Es por ello que el llamado a diálogo, a mesas económicas, a negociación con los empresarios, etc., es no solamente un llamado sabio, sino además inevitablemente necesario, indispensable, ineludible. A menos, claro está, que se declare la estatización de todos los medios de producción de la economía, lo que supone la constitución de una economía de planificación central para la que Venezuela claramente no está preparada o, incluso aunque lo estuviese, sería geopolíticamente imposible en este momento porque ello supondría un bloqueo comercial y financiero tipo Cuba y, peor aún, dada la vigencia de la Orden Ejecutiva de Obama, una invasión militar directa por parte de Estados Unidos o de la OTAN. Esto último lo señalo en respuesta al “infantilismo de izquierda” que muchas veces pierde de vista en sus análisis la película completa de la coyuntura geoeconómica, geopolítica y geoestratégica.
Así que la congelación de precios es inviable porque solamente agravaría todavía más la actual guerra económica. Los minoristas honrados dejarían de recibir incluso el escaso e irregular suministro de insumos y materias primas que hasta ahora siguen recibiendo. Los minoristas deshonestos, se reirían y una vez más se envalentonarían contra la medida de regulación, violándola e incumpliéndola descaradamente frente a la debilidad institucional para hacerla cumplir. Los monopolistas que controlan la economía nacional dejarían de importar, ensamblar y producir lo poco que todavía “producen”, declarándose en huelga de brazos caídos, cerrando plantas de producción y echando a la calle a una mayor cantidad de trabajadores. Los empresarios que tienen dólares propios y los usan realmente para sus negocios en el país, dejarían de hacerlo al ver que no pueden cobrar precios en bolívares que al menos igualen o equivalgan al tipo de cambio paralelo.
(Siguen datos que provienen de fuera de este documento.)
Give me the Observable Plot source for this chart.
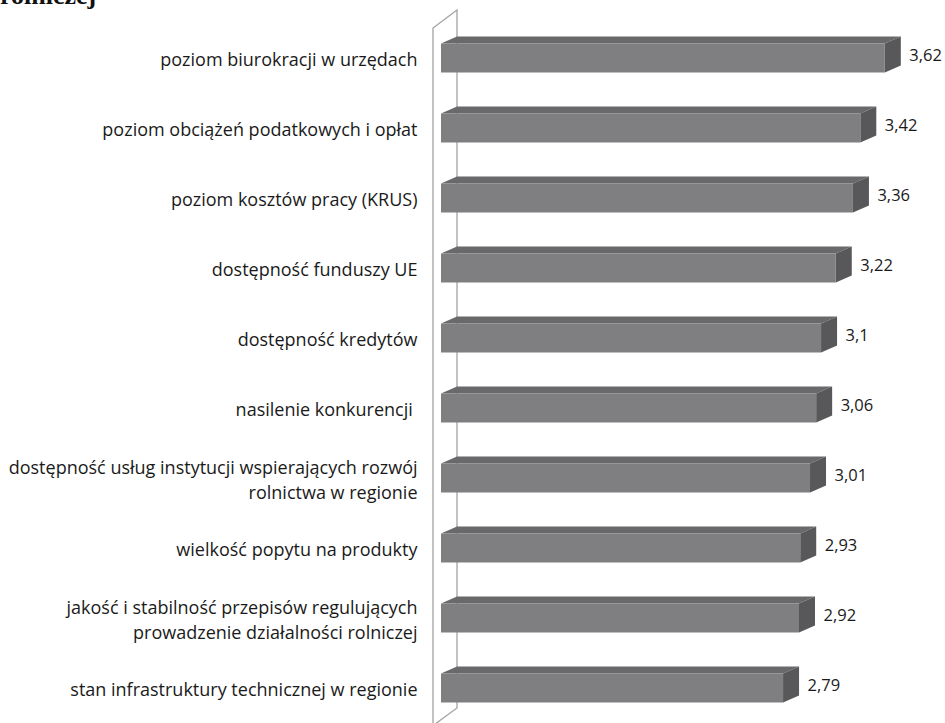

Y por si todo lo anterior fuera poco, se podría desatar incluso una guerra civil, porque el pueblo arrecho arremetería contra los comerciantes minoristas creyendo que allí está la causa de sus males, pero resulta que la causa de todo esto es una guerra económica compleja y espantosa, a la que todos los venezolanos y venezolanas venimos resistiendo estoicamente desde hace cuatro años ya.